Birmingham Controllers Latest To Be Left In The Dark

January 17 Radar Outage Delayed Flights More Than Five Hours

Air traffic controllers in Birmingham, AL continue to butt heads with the FAA over the severity of a radar outage last month, that snarled flights for over five hours.

Local NATCA president Scott Pressley told the Birmingham News "safety was definitely compromised" when radar scopes at the Birmingham TRACON went blank at 4:45 pm January 17. The outage, which the paper states also affected the tower at BHM, delayed 15 departing flights and many arrivals.

FAA spokeswoman Kathleen Bergen disputes Pressley's assertions. "Controllers are trained for any contingency," she said. "They do an outstanding job at Birmingham and throughout the system."

"When FAA says that safety wasn't compromised, it trivializes what we do as their traffic controllers," Pressley replied. "And safety was definitely compromised and it was the air traffic controllers and the compliance of the pilots that ensured the safety that day, not the FAA."

Pressley also states there is no true "backup" radar available... because controllers have used that secondary system since the airport's primary radar went down last month.

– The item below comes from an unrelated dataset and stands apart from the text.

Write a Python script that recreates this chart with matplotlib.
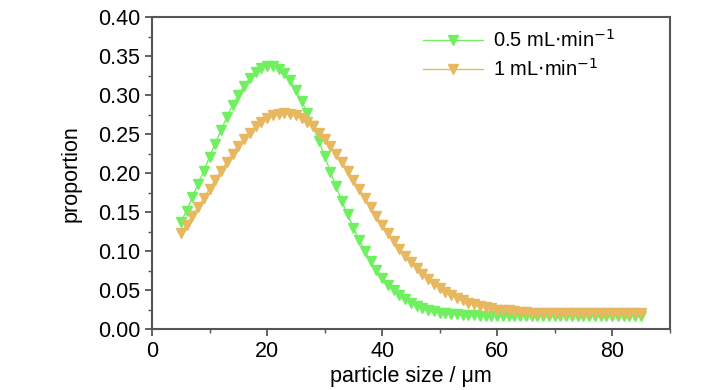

That backup system only covers 50 miles; once the area's two long-range antennas are returned to operation, they will cover a 200-mile radius.

Bergen states Birmingham's primary system will be up and running later this month.

Making matters worse that night, Pressley says, is an apparent discrepancy between backup operations for Birmingham, and Atlanta Center -- which is supposed to "take over our air space and we just run the tower."

"They wouldn't take the air space," Pressley said, speaking of en route controllers, "so we had to continue running that air space without the radar when they could see it perfectly well. The controllers in Atlanta knew how unsafe the situation was and they were trying to help us ... and their managers wouldn't allow them to help us. We kind of had to make up the rules as we went."

Bergen replies the agreement requires Atlanta Center to handle airspace above 7,000 feet in the event of a failure at Birmingham. She says controllers in Alabama are well-versed with nonradar procedures in the area, so "the decision was made that they could implement the nonradar procedures for flights below 7,000 feet. The controllers in Atlanta could not work nonradar at those low altitudes."

A rash of radar system failures affected flights recently in such areas as Southern California, Chicago, and south Florida.